Practically, the outcome meant that the plaintiff’s claim proceeded to final judgment rather than being deferred to a full trial on the merits. The case therefore demonstrates the real consequences of failing to meet procedural conditions imposed at the summary judgment stage.
Why Does This Case Matter?
Rankine Bernadette Adeline v Chenet Finance Ltd is significant for civil procedure practitioners because it reinforces the disciplined approach Singapore courts take to summary judgment resistance. The decision illustrates that once a plaintiff establishes a prima facie case, defendants must do more than present general denials or raise narratives in affidavits that are not properly pleaded. The court’s engagement with Lim Leong Huat underscores that the summary judgment process is not a forum for introducing unpleaded substantive defences late in the day.
For litigators, the case is a reminder to ensure that the defence pleaded is aligned with any affidavit evidence intended to be relied upon at the O 14 stage. If a defendant wishes to advance a restructuring explanation, a fraud-related narrative, or any other substantive alternative account, it should consider whether the defence must be amended to include that account before or at the summary judgment hearing. Otherwise, the court may treat the new narrative as inadmissible or insufficient to show a real or bona fide defence.

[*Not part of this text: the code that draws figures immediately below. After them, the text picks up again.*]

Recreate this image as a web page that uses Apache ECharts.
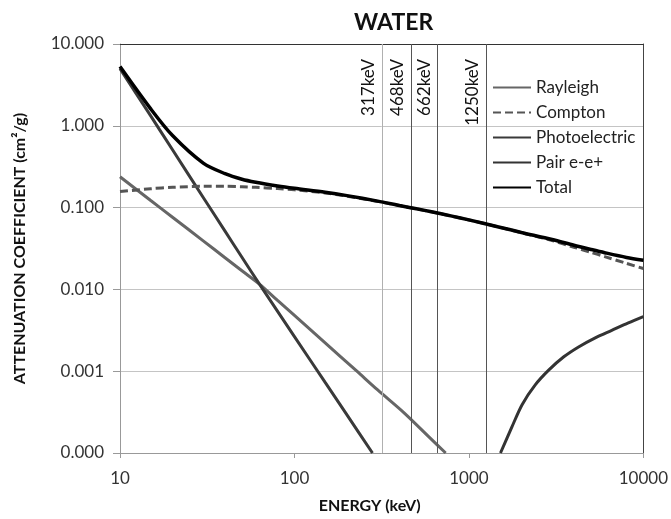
<!DOCTYPE html>
<html>
<head>
<meta charset="utf-8">
<script src="https://cdn.jsdelivr.net/npm/echarts@6/dist/echarts.min.js"></script>
<style>
html,body{margin:0;padding:0;background:#fff;}
#chart{width:671px;height:519px;}
</style>
</head>
<body>
<div id="chart"></div>
<script>
// ---- data ----
const rayleighE = [10, 15, 20, 30, 40, 50, 63, 80, 100, 150, 228, 300, 425, 600, 736];
const rayleighV = [0.238, 0.122, 0.0762, 0.0392, 0.0244, 0.0169, 0.0116, 0.00733, 0.0048, 0.00222, 0.001, 0.00059, 0.00031, 0.000152, 0.0001];

const comptonE = [10, 15, 20, 30, 40, 50, 60, 80, 100, 150, 200, 300, 400, 500, 600, 800, 1000, 1500, 2000, 3000, 4000, 5000, 6000, 8000, 10000];
const comptonV = [0.157, 0.170, 0.177, 0.182, 0.182, 0.180, 0.177, 0.171, 0.165, 0.151, 0.138, 0.119, 0.106, 0.0966, 0.0894, 0.0785, 0.0707, 0.0575, 0.0493, 0.0396, 0.0328, 0.0284, 0.0252, 0.0208, 0.0180];

const photoE = [10, 15, 20, 30, 40, 50, 63, 100, 150, 200, 280];
const photoV = [5.0, 1.32, 0.509, 0.133, 0.0516, 0.0247, 0.0116, 0.00265, 0.00073, 0.000293, 0.0001];

const pairE = [1517, 1767, 2018, 2400, 2866, 3500, 4252, 5300, 6590, 8200, 10000];
const pairV = [0.0001, 0.00021, 0.00039, 0.00068, 0.00103, 0.0015, 0.00198, 0.00256, 0.00316, 0.0039, 0.00466];

const totalE = [10, 15, 20, 30, 40, 50, 60, 80, 100, 150, 200, 300, 400, 500, 600, 800, 1000, 1500, 2000, 3000, 4000, 5000, 6000, 8000, 10000];
const totalV = [5.30, 1.61, 0.76, 0.35, 0.26, 0.222, 0.204, 0.184, 0.172, 0.154, 0.140, 0.120, 0.106, 0.0967, 0.0895, 0.0786, 0.0707, 0.0576, 0.0497, 0.0407, 0.0346, 0.0308, 0.0281, 0.0246, 0.0227];

const markerEnergies = [317, 468, 662, 1250];
const markerLabels = ['317keV', '468keV', '662keV', '1250keV'];

const seriesNames = ['Rayleigh', 'Compton', 'Photoelectric', 'Pair e-e+', 'Total'];
const xTicks = [10, 100, 1000, 10000];
const yTicks = [0.0001, 0.001, 0.01, 0.1, 1, 10];

// ---- chart ----
const FONT = 'Lato, "Open Sans", sans-serif';
const zip = (xs, ys) => xs.map((x, i) => [x, ys[i]]);

const chart = echarts.init(document.getElementById('chart'), null, {renderer: 'canvas'});

const option = {
  backgroundColor: '#fff',
  animation: false,
  title: {
    text: 'WATER',
    left: 349,
    top: 6,
    padding: [5, 5, 5, 5],
    textStyle: {fontFamily: FONT, fontWeight: 'bold', fontSize: 23, color: '#111'}
  },
  legend: {
    orient: 'vertical',
    left: 487,
    top: 74,
    itemWidth: 38,
    itemHeight: 14,
    itemGap: 8,
    data: seriesNames,
    itemStyle: {opacity: 0, borderWidth: 0},
    textStyle: {fontFamily: FONT, fontSize: 17, color: '#222'}
  },
  grid: {left: 120, right: 26, top: 44, bottom: 62},
  xAxis: [{
    type: 'log',
    logBase: 10,
    min: xTicks[0],
    max: xTicks[xTicks.length - 1],
    name: 'ENERGY (keV)',
    nameLocation: 'middle',
    nameGap: 45,
    nameTextStyle: {fontFamily: FONT, fontWeight: 'bold', fontSize: 16, color: '#111', padding: [0, 24, 0, 0]},
    axisLine: {show: true, lineStyle: {color: '#999', width: 1}},
    axisTick: {show: true, length: 5, lineStyle: {color: '#999'}},
    minorTick: {show: false},
    axisLabel: {fontFamily: FONT, fontSize: 17, color: '#333', margin: 17,
      formatter: v => String(Math.round(v))},
    splitLine: {show: false}
  }, {
    type: 'log', logBase: 10, position: 'top',
    min: xTicks[0], max: xTicks[xTicks.length - 1],
    axisLine: {show: true, lineStyle: {color: '#333', width: 1}},
    axisTick: {show: false}, axisLabel: {show: false}, splitLine: {show: false}
  }],
  yAxis: [{
    type: 'log',
    logBase: 10,
    min: yTicks[0],
    max: yTicks[yTicks.length - 1],
    name: 'ATTENUATION COEFFICIENT (cm²/g)',
    nameLocation: 'middle',
    nameRotate: 90,
    nameGap: 92,
    nameTextStyle: {fontFamily: FONT, fontWeight: 'bold', fontSize: 16, color: '#111'},
    axisLine: {show: true, lineStyle: {color: '#999', width: 1}},
    axisTick: {show: true, length: 7, lineStyle: {color: '#999'}},
    axisLabel: {fontFamily: FONT, fontSize: 17, color: '#333', margin: 16,
      formatter: v => Number(v).toFixed(3)},
    splitLine: {show: true, lineStyle: {color: '#c4c4c4', width: 1}}
  }, {
    type: 'log', logBase: 10, position: 'right',
    min: yTicks[0], max: yTicks[yTicks.length - 1],
    axisLine: {show: true, lineStyle: {color: '#444', width: 1}},
    axisTick: {show: false}, axisLabel: {show: false}, splitLine: {show: false}
  }],
  series: [
    {
      name: seriesNames[0], type: 'line', data: zip(rayleighE, rayleighV),
      symbol: 'none', smooth: 0.3, clip: true, z: 3,
      lineStyle: {color: '#666666', width: 3}, itemStyle: {color: '#666666'}
    },
    {
      name: seriesNames[1], type: 'line', data: zip(comptonE, comptonV),
      symbol: 'none', smooth: 0.3, clip: true, z: 4,
      lineStyle: {color: '#555555', width: 3, type: [8, 4]}, itemStyle: {color: '#555555'}
    },
    {
      name: seriesNames[2], type: 'line', data: zip(photoE, photoV),
      symbol: 'none', smooth: 0.2, clip: true, z: 3,
      lineStyle: {color: '#3a3a3a', width: 3}, itemStyle: {color: '#3a3a3a'}
    },
    {
      name: seriesNames[3], type: 'line', data: zip(pairE, pairV),
      symbol: 'none', smooth: 0.3, clip: true, z: 3,
      lineStyle: {color: '#333333', width: 3}, itemStyle: {color: '#333333'}
    },
    {
      name: seriesNames[4], type: 'line', data: zip(totalE, totalV),
      symbol: 'none', smooth: 0.3, clip: true, z: 5,
      lineStyle: {color: '#000000', width: 3.5}, itemStyle: {color: '#000000'},
      markLine: {
        silent: true,
        symbol: ['none', 'none'],
        animation: false,
        label: {
          show: true,
          position: 'insideEndTop',
          fontFamily: FONT, fontSize: 17, color: '#111',
          distance: 5,
          padding: [0, 10, 0, 0]
        },
        data: markerEnergies.map((e, i) => ({
          xAxis: e,
          label: {formatter: markerLabels[i]},
          lineStyle: {color: i === 0 ? '#b0b0b0' : '#555555', width: 1, type: 'solid'}
        }))
      }
    }
  ]
};

chart.setOption(option);
</script>
</body>
</html>
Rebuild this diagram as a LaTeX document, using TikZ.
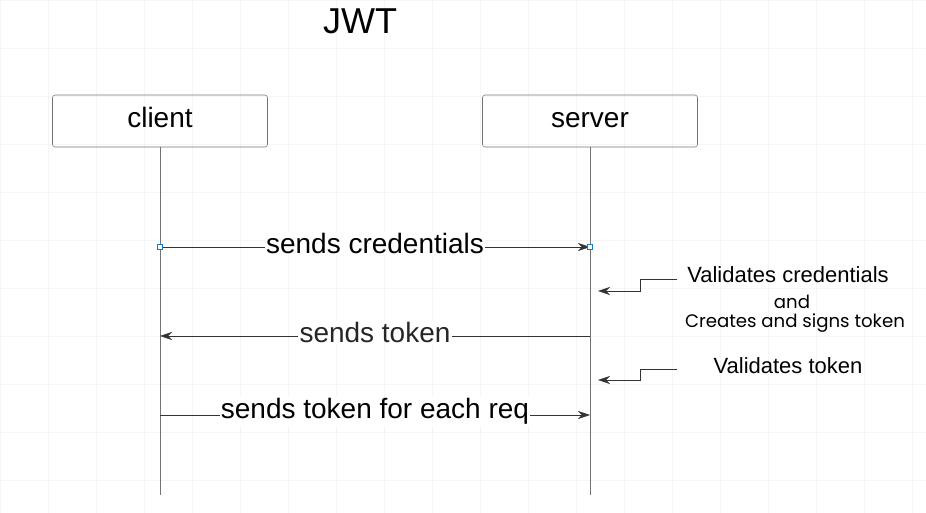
\documentclass[tikz,border=0pt]{standalone}
\usepackage{fontspec}
\setmainfont{Liberation Sans}
\newfontfamily\notefont{Poppins}
\usetikzlibrary{arrows.meta}

\begin{document}
\begin{tikzpicture}[x=0.75pt,y=-0.75pt,
	actor/.style={draw=gray!90!black, rounded corners=2pt, minimum width=161.25pt, minimum height=39pt, text height=15pt, text depth=4.5pt, font=\fontsize{21}{24}\selectfont},
	lifeline/.style={gray!90!black, thin},
	msg/.style={draw=black!80, thin, -{Stealth[length=9pt,width=6pt]}},
	lbl/.style={fill=white, inner sep=1pt, yshift=2.5pt, font=\fontsize{21}{24}\selectfont},
	handle/.style={draw=cyan!60!blue, fill=white, inner sep=0pt, minimum size=4pt},
	note/.style={font=\fontsize{16.5}{19}\selectfont},
	sub/.style={font=\notefont\fontsize{13.6}{16}\selectfont}]
	
	\useasboundingbox (0,0) rectangle (926,513);
	\draw[gray!8, very thin, step=36pt] (0,0) grid (926,513);
	
	\node[font=\fontsize{27}{30}\selectfont] (title) at (360,21) {JWT};
	
	\node[actor] (client) at (160,121) {client};
	\node[actor] (server) at (590,121) {server};
	\coordinate (clientEnd) at (160,495);
	\coordinate (serverEnd) at (590,495);
	\draw[lifeline] (client) -- (clientEnd);
	\draw[lifeline] (server) -- (serverEnd);
	
	\coordinate (c1) at (160,247);
	\coordinate (s1) at (590,247);
	\coordinate (c2) at (160,336);
	\coordinate (s2) at (590,336);
	\coordinate (c3) at (160,415);
	\coordinate (s3) at (590,415);
	
	\draw[msg] (c1) -- node[lbl] {sends credentials} (s1);
	\draw[msg] (s2) -- node[lbl, text=black!85] {sends token} (c2);
	\draw[msg] (c3) -- node[lbl] {sends token for each req} (s3);
	\node[handle] (h1) at (c1) {};
	\node[handle] (h2) at (s1) {};
	
	\coordinate (v1) at (677,279);
	\coordinate (v1e) at (598,291);
	\coordinate (v2) at (677,369);
	\coordinate (v2e) at (598,380);
	\draw[msg] (v1) -- (640,279) |- (v1e);
	\draw[msg] (v2) -- (640,369) |- (v2e);
	
	\node[note] (validCred) at (788,275) {Validates credentials};
	\node[sub] (and) at (792,302) {and};
	\node[sub] (signs) at (795,323) {Creates and signs token};
	\node[note] (validTok) at (788,366) {Validates token};
	
\end{tikzpicture}
\end{document}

More broadly, the case contributes to the jurisprudence on the relationship between pleadings and interlocutory applications. It supports the policy that summary judgment should be efficient and fair: plaintiffs should know the case they must meet, and defendants should not be permitted to circumvent that by shifting the defence at the affidavit stage. This has direct implications for strategy in shareholder disputes, fraud allegations, and cases where documentary records are contested or missing.
Legislation Referenced
- Order 14 of the Rules of Court (Cap 322, R5, 2006 Rev Ed) — summary judgment procedure
Cases Cited
- Associated Developments Pte Ltd v Loong Sie Kiong Gerald [2009] 4 SLR(R) 389
- Lim Leong Huat v Chip Hup Hup Kee Construction Pte Ltd [2008] 2 SLR(R) 786
- Lin Securities (Pte) Ltd v Noone & Co Sdn Bhd [1989] 1 MLJ 321
- [2007] SGDC 157
- [2008] SGHC 12
- [2008] SGHC 15
- [2010] SGHC 67
- [2011] SGHC 79
Source Documents
This article analyses [2011] SGHC 79 for legal research and educational purposes. It does not constitute legal advice. Readers should consult the full judgment for the Court's complete reasoning.